■ Written request: Find the lines holding the string "matplotlib" in the data, then copy all of them.

◆ ◆ ◆ ◆ ◆ ◆ ◆

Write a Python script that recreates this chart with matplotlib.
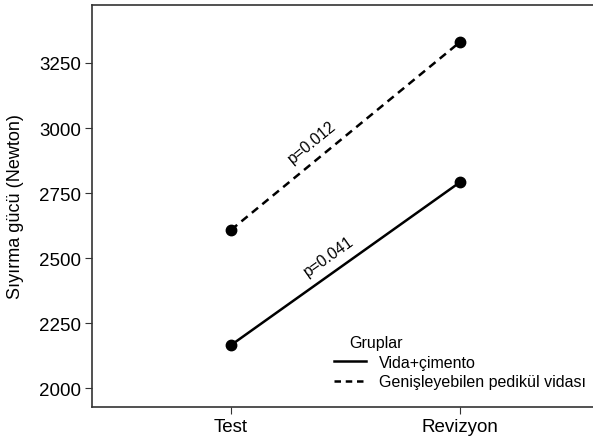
import matplotlib.pyplot as plt
from matplotlib.lines import Line2D

plt.rcParams['font.family'] = ['Liberation Sans', 'DejaVu Sans']

periods = ['Test', 'Revizyon']
vida_cimento = [2165, 2792]
genisleyebilen = [2608, 3331]
group_names = ['Vida+çimento', 'Genişleyebilen pedikül vidası']
p_values = ['p=0.041', 'p=0.012']

fig = plt.figure(figsize=(5.93, 4.39), dpi=100)
ax = fig.add_axes([0.155, 0.0706, 0.845, 0.9157])

x = [1, 2]
ax.plot(x, vida_cimento, '-', color='black', linewidth=1.8,
        marker='o', markersize=7.5)
ax.plot(x, genisleyebilen, '--', color='black', linewidth=1.8,
        marker='o', markersize=7.5, dashes=(3.2, 2.2))

# p labels rotated along the lines
ax.text(1.425, 2505, p_values[0], rotation=35.4, ha='center', va='center',
        fontsize=11.3, rotation_mode='anchor')
ax.text(1.35, 2945, p_values[1], rotation=39.4, ha='center', va='center',
        fontsize=11.3, rotation_mode='anchor')

ax.set_xlim(0.393, 2.58)
ax.set_ylim(1927, 3473)
ax.set_xticks(x)
ax.set_xticklabels(periods, fontsize=13.5)
ax.set_yticks([2000, 2250, 2500, 2750, 3000, 3250])
ax.tick_params(axis='y', labelsize=13.5, length=5, color='#333333', pad=3)
ax.tick_params(axis='x', length=5, color='#333333', pad=3)
ax.set_ylabel('Sıyırma gücü (Newton)', fontsize=13, labelpad=11)

ax.spines['right'].set_visible(False)
for s in ['left', 'top', 'bottom']:
    ax.spines[s].set_color('#333333')
    ax.spines[s].set_linewidth(1.2)

handles = [Line2D([], [], color='black', linestyle='-', linewidth=1.8),
           Line2D([], [], color='black', linestyle='--', linewidth=1.8, dashes=(2.6, 1.9))]
leg = ax.legend(handles, group_names, title='Gruplar', frameon=False,
                loc='lower left', bbox_to_anchor=(0.455, 0.008), fontsize=11.5,
                title_fontsize=11.5, handlelength=2.0, handletextpad=0.8,
                labelspacing=0.3)
leg._legend_box.align = 'left'
leg.get_title().set_position((15, 0))

fig.savefig('out.png', dpi=100)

◆ ◆ ◆ ◆ ◆ ◆ ◆

■ Response below:
Write a Python script that recreates this chart with matplotlib.
import matplotlib.pyplot as plt
from matplotlib.lines import Line2D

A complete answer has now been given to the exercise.